SpaceX’s secret Starshield network is raising new questions after unexpected radio signals were detected from orbit.
Credit : Alones, Shutterstock
When space enthusiasts set up antennas in their back gardens, they usually expect to pick up signals from known weather satellites or maybe track the International Space Station as it sweeps across the night sky. What they don’t expect is to stumble upon radio messages from a classified U.S. government fleet quietly circling Earth.
But that’s exactly what has happened – and the discovery has begun causing a stir across the scientific community.
Unexpected transmissions spotted – and no one is explaining why
Scott Tilley, a Canadian amateur known for rediscovering a NASA satellite once thought lost, was scanning frequencies recently when he noticed something strange – a radio signal where there simply shouldn’t have been one.
A quiet patch of spectrum, normally reserved for Earth-to-satellite communication, was suddenly alive with traffic coming the other way — from orbit down to us.
“I was surprised to hear anything at all,” he told fellow observers.
And he wasn’t alone. Other independent trackers checked their logs. Same result.
The signals traced back to Starshield, a covert branch of SpaceX’s satellite empire designed exclusively for U.S. governmental and military use – a cousin to the much larger, civilian Starlink network.
Over 170 satellites appear to be transmitting in this off-limits band. Even more worryingly, they’ve been doing it routinely, not by accident or during testing.
Why are these satellites talking on forbidden frequencies?
International rules are strict when it comes to satellite radio use. The International Telecommunication Union (ITU) – a United Nations agency – assigns each frequency for a specific purpose. Starshield’s activity doesn’t match the permissions on record.
Experts say that’s not a trivial oversight.
Radio astronomer Benjamin Winkel, speaking to Live Science, confirmed the transmissions are not authorised for this direction of communication — a potential violation that raises both regulatory and technical concerns.
So why use this band?
There are theories:
- Stealth – Less traffic means fewer people listening
• Operational freedom – Military systems are often pushed to the limits
• “Fix it later” attitude – Act first, negotiate after
Kevin Gifford of the University of Colorado noted that, so far, no harmful interference has been publicly recorded. But if such a large constellation keeps transmitting this way, the risk will grow: thousands of devices in orbit are already jostling for clean signal space.
Starshield: the quiet rise of military mega-constellations
Not long ago, most defence satellites were huge, expensive and limited in number. Starshield flips that model entirely.
Backed by a $1.8 billion contract, SpaceX has been launching satellites at a pace only a private giant could manage. Many of them are believed to be operated by the National Reconnaissance Office (NRO), one of America’s most secretive intelligence agencies.
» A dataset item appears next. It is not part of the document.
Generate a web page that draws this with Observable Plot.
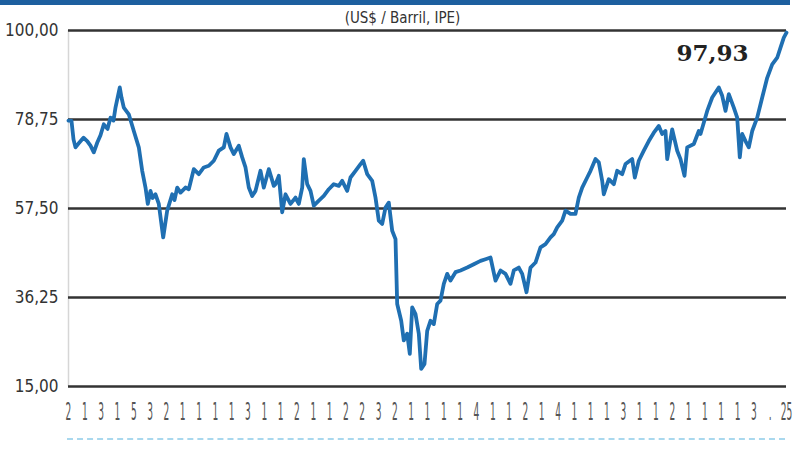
<!DOCTYPE html>
<html>
<head>
<meta charset="utf-8">
<script src="https://cdn.jsdelivr.net/npm/d3@7"></script>
<script src="https://cdn.jsdelivr.net/npm/@observablehq/plot@0.6"></script>
<style>
  html, body { margin: 0; padding: 0; background: #fff; }
  #wrap { position: relative; width: 800px; height: 450px; overflow: hidden; }
  #topbar { position: absolute; left: 0; top: 0; width: 790px; height: 5px; background: #1d5f9f; }
  #dash { position: absolute; left: 67px; top: 438px; width: 718px; border-top: 2px dashed #a9d8ee; }
</style>
</head>
<body>
<div id="wrap"><div id="topbar"></div><div id="dash"></div></div>
<script>
// time index (trading-period position) and price, US$/barrel
const t = [0,3,5,7,10,15,18.7,22,25.3,28.7,32,35.3,39,42,45,47,51.3,53,55.3,60.3,65.3,70.3,73.7,77,79.3,82,84,87,90.3,94.7,98.7,103.7,106,108.7,112,117,120.3,125.3,130.3,135.3,140.3,145.3,150.3,155.3,158,162,165.3,170.3,173.7,177,180.3,183.7,187,192,195.3,200.3,205.3,207,210.3,213.7,217,222,227,230.3,233.7,235.3,238.7,242,245.3,250.3,255.3,260.3,265.3,270.3,273.7,278.7,282,287,292,294.7,298.7,303.7,307,310.3,313.7,317,320.3,323.7,327,328.7,332.7,335.3,338.7,341.3,343.7,347,350.3,352.7,356,358.7,362,365.3,368.7,372,375.3,378.7,382,387,392,398.7,405.3,412,417,422,427,432,437,442,445.3,450.3,453.7,458,462,467,472,477,482,485.3,488.7,493.7,497,502,507,510.3,513.7,518.7,522,527,530.3,533.7,535.3,540.3,545.3,548.7,553.7,557,563.7,566.3,570.3,575.3,580.3,585.3,590.3,593.7,597,598.7,603.7,608.7,612,616,618.7,625.3,630.3,632,638.7,643.7,650.3,653.7,657,660.3,665.3,668.7,671.3,673.7,677,680.3,683.7,688.7,693.7,698.7,703.7,708.7,712,715.3,718];
const price = [78.5,78.4,74.0,72.1,73.0,74.4,73.6,72.5,70.9,73.2,75.0,77.6,76.5,79.2,78.5,81.6,86.4,84.0,81.6,80.0,76.0,72.1,66.5,62.5,58.6,61.7,60.0,60.9,58.6,50.6,57.0,60.9,59.5,62.5,61.3,62.5,62.1,66.9,65.7,67.3,67.7,68.9,71.3,72.1,75.3,72.1,70.5,72.5,69.7,67.3,62.5,60.5,61.7,66.5,62.5,66.9,62.9,63.3,65.3,56.6,60.9,58.6,60.1,58.6,62.5,69.3,63.3,61.7,58.2,59.4,60.5,62.1,63.3,62.9,64.1,61.7,64.9,66.5,68.1,68.9,65.7,64.1,60.1,54.6,53.8,57.7,58.9,52.2,50.2,34.7,30.7,26.0,27.6,22.8,33.9,32.3,27.6,19.2,20.4,28.3,30.7,29.9,34.7,35.5,39.5,41.9,40.3,42.3,42.7,43.4,44.2,45.0,45.4,45.8,40.3,42.7,41.9,39.5,42.7,43.4,41.9,37.5,43.4,44.6,48.2,49.0,50.6,51.4,53.0,54.6,57.0,56.2,56.2,60.1,62.5,64.9,66.5,69.3,68.5,64.1,60.9,64.5,63.3,66.5,65.7,68.1,69.3,64.9,68.9,71.3,73.6,75.6,77.2,75.3,76.0,69.3,76.4,71.3,69.3,65.3,72.1,72.9,76.0,75.3,80.8,84.0,86.4,84.4,80.8,84.8,81.6,79.2,69.7,75.3,73.6,72.1,76.0,79.2,84.0,88.7,91.9,93.5,95.9,98.3,99.5];
const xLabels = ["2","1","3","1","5","3","2","1","1","1","1","3","1","1","2","1","1","2","2","3","2","1","1","1","1","4","1","1","2","1","4","1","1","1","3","1","1","2","1","1","1","1","3",".","25"];
const yTicks = [15, 36.25, 57.5, 78.75, 100];
const subtitle = "(US$ / Barril, IPE)";
const lastLabel = "97,93";

const data = t.map((d, i) => ({t: d, price: price[i]}));
const tMax = t[t.length - 1];
const xTicks = xLabels.map((_, i) => i * tMax / (xLabels.length - 1));
const narrow = "'Liberation Sans Narrow', 'DejaVu Sans Condensed', 'Liberation Sans', sans-serif";

const chart = Plot.plot({
  width: 800,
  height: 450,
  marginLeft: 68,
  marginRight: 14,
  marginTop: 30,
  marginBottom: 64,
  style: {fontFamily: narrow, background: "transparent", overflow: "visible"},
  x: {domain: [0, tMax]},
  y: {domain: [15, 100]},
  marks: [
    Plot.ruleX([0], {stroke: "#d6d6d6", strokeWidth: 1.5}),
    Plot.gridY(yTicks, {stroke: "#333", strokeOpacity: 1, strokeWidth: 2.6}),
    Plot.axisY({ticks: yTicks, tickSize: 0, tickPadding: 10, fontSize: 17, fill: "#333",
      tickFormat: d => d.toFixed(2).replace(".", ","), label: null}),
    Plot.axisX({ticks: xTicks, tickSize: 0, tickPadding: 16, fontSize: 24, fill: "#555",
      tickFormat: (d, i) => xLabels[i], label: null}),
    Plot.line(data, {x: "t", y: "price", stroke: "#1f6fb2", strokeWidth: 3.8, strokeLinejoin: "round", strokeLinecap: "round"}),
    Plot.text([data[data.length - 1]], {x: "t", y: "price", text: () => lastLabel, dx: -74, dy: 21,
      fontFamily: "'DejaVu Serif', serif", fontWeight: "bold", fontSize: 23, fill: "#222"}),
    Plot.text([subtitle], {frameAnchor: "top", lineAnchor: "middle", dx: -25, dy: -12, fontSize: 15, fill: "#333"})
  ]
});
chart.style.position = "absolute";
chart.style.left = "0";
chart.style.top = "0";
document.getElementById("wrap").appendChild(chart);
// condense the bottom tick digits horizontally
chart.querySelectorAll("g[aria-label='x-axis tick label'] text").forEach(el => {
  const tr = el.getAttribute("transform") || "";
  el.setAttribute("transform", tr + " scale(0.42,1)");
});
</script>
</body>
</html>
Small, numerous and fast to replace – these satellites can:
- Relay encrypted tactical data
• Support surveillance of Earth
• Withstand attacks by sheer redundancy
A former U.S. Air Force General, Terrence O’Shaughnessy, now oversees the programme – underlining how the line between Silicon Valley and the Pentagon has all but disappeared.
This is the new space race: not exploration – domination.
Are we heading toward a crowded – and contested – sky?
At this moment, over 60% of all active satellites belong to SpaceX. And that number is growing every month.
Some projections estimate that by 2050, over 100,000 SpaceX satellites could be orbiting Earth.
That presents three huge challenges:
- Orbital congestion – more risk of collisions
- Spectrum conflict – fewer clean frequencies for science & civilian use
- Strategic dependence – one company wielding enormous space power
So, when signals begin to appear where they shouldn’t, it’s more than a quirky discovery. It’s a warning that the regulatory framework built for a different era is struggling to keep up.
Listening to the future
For now, there’s no conspiracy confirmed – no scandal, no confrontation. Just questions. Very big ones.
What exactly are these satellites doing?
Why are they transmitting this way?
And who, if anyone, is keeping them in check?
One thing is certain: the space above our heads is changing faster than we can regulate – and sometimes it takes a dedicated hobbyist with a radio dish to notice.